The 35-year-old moved from Georgia in summer 2015 to substitute teach before joining the school district full-time six months later. She coaches badminton and helps struggling kids in an after-school tutoring program for extra cash.

She was renting a room in a house in Daly City when she learned in December the house was in foreclosure, and she was evicted. With no family here, few friends and no savings because of a dispute over the security deposit, Cheeks had to scramble.

She put her belongings in storage and paid $30 to $50 a night for dorm beds in downtown hostels, moving around because they prohibit stays of more than 14 days. She looked at the below-market-rental lotteries run by the Mayor’s Office of Housing, but she made too much to qualify. She applied for apartments on Craigslist and other sites, but there was very little she could afford, and she kept striking out.

When her money ran low after two months in hostels, she was forced to sleep in a South of Market emergency homeless shelter called A Woman’s Place.

“I was there for a night, and I was so freaked out,” she said. “I finally went to sleep and woke up the next day and went to work. I didn’t let anyone at the school know.”

Desperate, she called the teachers’ union for help and has been staying with a retired member in West Portal until she finds permanent housing.

The unworkable math behind teachers and housing was detailed in The Chronicle last year: San Francisco’s cost of living was by far the highest among 821 school districts in the state, but its average teacher pay ranked with the likes of Dixon, Susanville and Chowchilla at No. 528.

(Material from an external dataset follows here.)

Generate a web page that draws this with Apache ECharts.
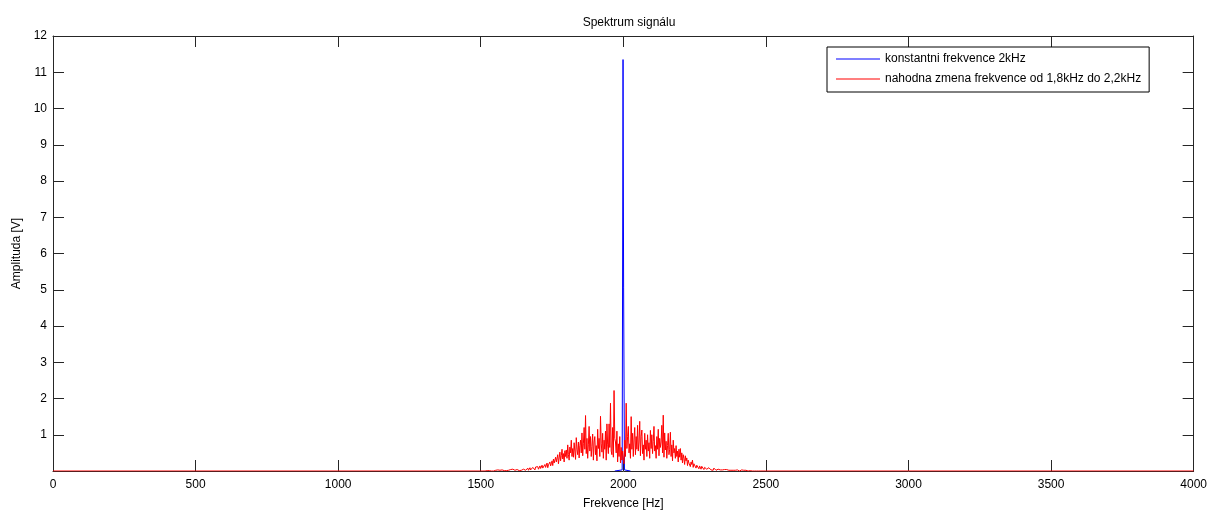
<!DOCTYPE html>
<html>
<head>
<meta charset="utf-8">
<script src="https://cdn.jsdelivr.net/npm/echarts@6/dist/echarts.min.js"></script>
<style>
html,body{margin:0;padding:0;background:#fff;overflow:hidden;}
#chart{width:1210px;height:515px;}
</style>
</head>
<body>
<div id="chart"></div>
<script>
// ---- data ----
const titleText = 'Spektrum signálu';
const xName = 'Frekvence [Hz]';
const yName = 'Amplituda [V]';
const seriesNames = ['konstantni frekvence 2kHz', 'nahodna zmena frekvence od 1,8kHz do 2,2kHz'];
const xTicks = [0, 500, 1000, 1500, 2000, 2500, 3000, 3500, 4000];
const yTicks = [1, 2, 3, 4, 5, 6, 7, 8, 9, 10, 11, 12];

// blue: constant 2 kHz tone (frequency, amplitude)
const blueFreq = [1970, 1996, 1999, 2001, 2004, 2025];
const blueAmp  = [0, 0.03, 11.35, 5.05, 0.03, 0];

// red: random frequency 1.8-2.2 kHz, sampled every 2.5 Hz from 1500 Hz to 2500 Hz
const redStart = 1500;
const redStep = 2.5;
const redAmp = [
  0.00,0.01,0.00,0.00,0.01,0.00,0.00,0.02,0.00,0.01,0.00,0.00,0.01,0.00,0.02,0.00,0.00,0.01,0.00,0.01,
  0.00,0.02,0.00,0.01,0.03,0.00,0.01,0.02,0.00,0.01,0.03,0.00,0.02,0.01,0.00,0.03,0.01,0.02,0.00,0.02,
  0.03,0.01,0.04,0.00,0.02,0.05,0.01,0.03,0.02,0.06,0.01,0.04,0.02,0.05,0.01,0.03,0.06,0.02,0.04,0.01,
  0.05,0.03,0.07,0.02,0.06,0.04,0.08,0.02,0.05,0.09,0.03,0.07,0.04,0.10,0.05,0.08,0.03,0.11,0.06,0.09,
  0.12,0.05,0.09,0.14,0.07,0.11,0.16,0.08,0.13,0.06,0.18,0.10,0.15,0.22,0.09,0.17,0.12,0.25,0.14,0.20,
  0.28,0.15,0.33,0.22,0.18,0.38,0.25,0.30,0.45,0.20,0.36,0.52,0.28,0.42,0.60,0.33,0.48,0.25,0.56,0.40,
  0.58,0.35,0.72,0.45,0.30,0.66,0.50,0.85,0.40,0.62,0.38,0.78,0.55,0.32,0.92,0.60,0.45,0.80,0.36,0.70,
  0.85,0.50,1.05,0.42,0.75,1.20,0.60,1.53,0.48,0.90,0.35,0.72,1.23,0.55,0.95,0.40,0.68,1.02,0.30,0.80,
  0.95,0.45,0.70,0.28,1.15,0.62,0.90,0.40,1.51,0.75,0.52,1.04,0.35,0.85,0.60,1.10,0.30,1.30,0.72,0.48,
  1.30,0.65,1.87,0.55,0.45,1.20,0.38,2.22,0.90,0.80,0.50,1.10,0.25,0.75,0.40,0.95,0.22,0.65,0.30,0.55,
  0.55,0.20,0.85,0.40,1.87,0.62,0.95,1.23,0.50,0.75,0.35,1.50,0.60,1.04,0.40,0.88,1.20,0.45,0.95,0.60,
  1.26,0.55,0.80,1.37,0.42,0.95,1.13,0.48,0.72,0.30,1.04,0.60,0.85,0.40,1.00,0.55,0.78,0.35,1.12,0.62,
  1.00,0.48,0.82,1.23,0.55,0.70,0.35,0.95,0.60,1.15,0.42,0.90,0.65,0.80,1.26,0.50,1.54,0.38,1.05,0.58,
  0.82,0.35,0.70,1.04,0.45,0.60,1.07,0.40,0.72,0.28,0.85,0.50,0.62,0.35,0.70,0.40,0.55,0.25,0.60,0.38,
  0.62,0.30,0.50,0.22,0.45,0.35,0.18,0.42,0.28,0.36,0.15,0.30,0.22,0.27,0.12,0.25,0.18,0.30,0.10,0.20,
  0.15,0.22,0.08,0.16,0.12,0.18,0.06,0.14,0.10,0.05,0.13,0.08,0.11,0.04,0.10,0.07,0.12,0.05,0.09,0.04,
  0.09,0.05,0.08,0.03,0.07,0.06,0.02,0.08,0.04,0.05,0.02,0.06,0.03,0.05,0.01,0.04,0.03,0.05,0.02,0.03,
  0.05,0.02,0.04,0.01,0.03,0.04,0.01,0.03,0.02,0.04,0.01,0.02,0.03,0.00,0.02,0.03,0.01,0.02,0.00,0.02,
  0.03,0.01,0.02,0.00,0.02,0.01,0.03,0.00,0.01,0.02,0.00,0.01,0.02,0.00,0.01,0.00,0.02,0.00,0.01,0.00,
  0.01,0.00,0.02,0.00,0.00,0.01,0.00,0.00,0.01,0.00,0.00,0.01,0.00,0.00,0.00,0.01,0.00,0.00,0.00,0.00,
  0.00
];

// ---- build ----
const blueData = blueFreq.map((f, i) => [f, blueAmp[i]]);
const redData = [[0, 0]].concat(redAmp.map((v, i) => [redStart + i * redStep, v]), [[4000, 0]]);

const FONT = 'Liberation Sans, Arial, sans-serif';
const AX = '#262626';

const chart = echarts.init(document.getElementById('chart'), null, {renderer: 'canvas'});
chart.setOption({
  animation: false,
  backgroundColor: '#fff',
  title: {
    text: titleText, left: 624, top: 12, textAlign: 'center',
    textStyle: {fontFamily: FONT, fontSize: 12, fontWeight: 'normal', color: '#000'}
  },
  legend: {
    orient: 'vertical', left: 827, top: 47,
    data: seriesNames,
    icon: 'rect',
    backgroundColor: '#fff', borderColor: '#000', borderWidth: 1,
    padding: [5, 8, 6, 9], itemGap: 6, itemWidth: 44, itemHeight: 1,
    textStyle: {fontFamily: FONT, fontSize: 12, color: '#000', lineHeight: 14}
  },
  grid: {left: 53, top: 36, width: 1142, height: 437, containLabel: false},
  xAxis: [{
    type: 'value', min: 0, max: 4000, interval: 500, position: 'bottom',
    name: xName, nameLocation: 'middle', nameGap: 27,
    nameTextStyle: {fontFamily: FONT, fontSize: 12, color: '#000'},
    axisLine: {show: true, lineStyle: {color: AX, width: 1}},
    axisTick: {show: true, inside: true, length: 11, lineStyle: {color: AX}},
    axisLabel: {fontFamily: FONT, fontSize: 12, color: '#000', margin: 8,
      formatter: v => xTicks.indexOf(v) >= 0 ? String(v) : ''},
    splitLine: {show: false}
  }, {
    type: 'value', min: 0, max: 4000, interval: 500, position: 'top',
    axisLine: {show: true, onZero: false, lineStyle: {color: AX, width: 1}},
    axisTick: {show: true, inside: true, length: 11, lineStyle: {color: AX}},
    axisLabel: {show: false}, splitLine: {show: false}
  }],
  yAxis: [{
    type: 'value', min: 0, max: 12, interval: 1, position: 'left',
    name: yName, nameLocation: 'middle', nameGap: 27, nameRotate: 90,
    nameTextStyle: {fontFamily: FONT, fontSize: 12, color: '#000'},
    axisLine: {show: true, lineStyle: {color: AX, width: 1}},
    axisTick: {show: true, inside: true, length: 11, lineStyle: {color: AX}},
    axisLabel: {fontFamily: FONT, fontSize: 12, color: '#000', margin: 6, showMinLabel: false,
      formatter: v => yTicks.indexOf(v) >= 0 ? String(v) : ''},
    splitLine: {show: false}
  }, {
    type: 'value', min: 0, max: 12, interval: 1, position: 'right',
    axisLine: {show: true, onZero: false, lineStyle: {color: AX, width: 1}},
    axisTick: {show: true, inside: true, length: 11, lineStyle: {color: AX}},
    axisLabel: {show: false}, splitLine: {show: false}
  }],
  series: [{
    name: seriesNames[0], type: 'line', data: blueData,
    xAxisIndex: 0, yAxisIndex: 0, symbol: 'none', z: 3,
    lineStyle: {color: '#0000ff', width: 1}, itemStyle: {color: '#0000ff'}
  }, {
    name: seriesNames[1], type: 'line', data: redData,
    xAxisIndex: 0, yAxisIndex: 0, symbol: 'none', z: 4,
    lineStyle: {color: '#ff0000', width: 1}, itemStyle: {color: '#ff0000'}
  }]
});
</script>
</body>
</html>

Nothing much has changed. In fact, a new report by Apartment List, an online listing of apartments for rent grouped by location, shows that San Francisco’s teachers have it not only the worst in the state, but the worst in the entire country.

Most people become more financially secure as they advance in their careers. San Francisco’s teachers, it turns out, actually have it worse, unless they want to live with a roommate, college-style, forever.

A rookie teacher in the city makes $4,473 per month. That teacher has to spend 51 percent of his or her income before taxes to rent half of a two-bedroom apartment, sharing it with a roommate, the Apartment List report concludes.

But let’s say that by a teacher’s fifth year on the job, living with a roommate is getting old. Living solo in a one-bedroom San Francisco apartment will eat up 69 percent of the teacher’s income. And 10 years into the job, if our teacher wants to really spread out in a palatial two-bedroom apartment with a spouse and kids? The price tag will be 73 percent of the paycheck.

At every level of experience, San Francisco’s educators must pay more of their income for housing than anywhere else in the country.

Think the answer is the far-flung suburbs? The report figured that Pittsburg and San Pablo are the only semi-nearby places where San Francisco teachers can live without spending more than 30 percent of their income on rent. As anybody who commutes from there to the city knows, that will take a couple hours out of your day.

“Certain jobs have to be local: police officers, teachers, firefighters,” said Andrew Woo, a data scientist at Apartment List. “We want to make sure our cities continue to be affordable for those kinds of workers, and so far, it seems like San Francisco is really struggling to make that happen for our teachers.”

According to Woo, even other cities with expensive housing are managing to pay their teachers more. A 10th-year San Francisco teacher currently makes $74,799 max.

“Boston teachers in year 10 make close to $93,000,” Woo said. “Even in Chicago, which is much more affordable than San Francisco, they’re making $87,000 in year 10.”

San Francisco district officials say salaries are low because California’s funding for education isn’t keeping pace with the rest of the country, and the district prioritizes spending the money it does get on keeping class sizes small.

So in the meantime, what is the city doing? Um, not much. In April, I wrote that a working group charged with building teacher housing had made zero progress identifying sites or a way to build on them. Since then, the group has — gasp — set up a meeting. Its first in two months.

Nothing that comes out of the working group — “working” is a generous adjective — will come in time for Etoria Cheeks. She has submitted her resignation to the San Francisco Unified School District and isn’t sure where she’s headed next.